The graphite seals are delicate and expensive. As you say very difficult to assemble the system without destroying them. I just used silicone sealant. You can use as much as you like, it works fine, seals well, is not affected by heat and costs next to nothing.
I had to permanently assemble parts of the system to stop the short pipes falling out, then gradually work the system together. This aftermarket crap short downpipes system will not go together loosely, then finally tighten at the end. I hope Nibsy reads this, if his downpipes are the same as mine he will need to whack them into the engine with a rubber mallet as the pipes also have a slight twist that puts them out of alignment at the header, and the way I got this system on was to leave the front header pipes insertion to last (but obviously before rear).
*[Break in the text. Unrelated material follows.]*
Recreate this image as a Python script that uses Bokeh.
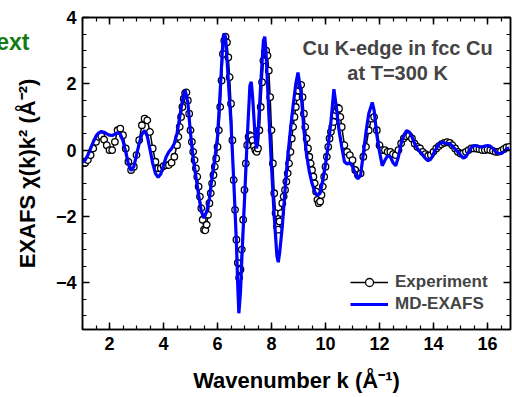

The graphite seals just get torn up with the looseness and misalignment. My crap new chrome pipes have big dents at the front from me whacking them in 😭. If I could reverse time and had to do the job again I would have salvaged the old mesh seals and used exhaust paste or silicon as you say. Just to add I use a high temp insulating silicon on many mech and elec jobs, Dow Corning 3145 RTV (room temp vulcanised rubber), you could bond an elephant to a battleship with this stuff.
 
That’s not too far, I’m a contractor and worked in Bristol for a good while.

GYDYNAP, your in luck as this garage even sounds Welsh!

Simon works/owns this MOT station, if he cannot help you directly there is a very good chance he will know someone that is good at this kind of work. He knows everyone in Stroud and surrounding, and there are some good people there that are bike enthusiasts.

Good luck mate. If you can stretch to Glasgow I’ll fix it lol.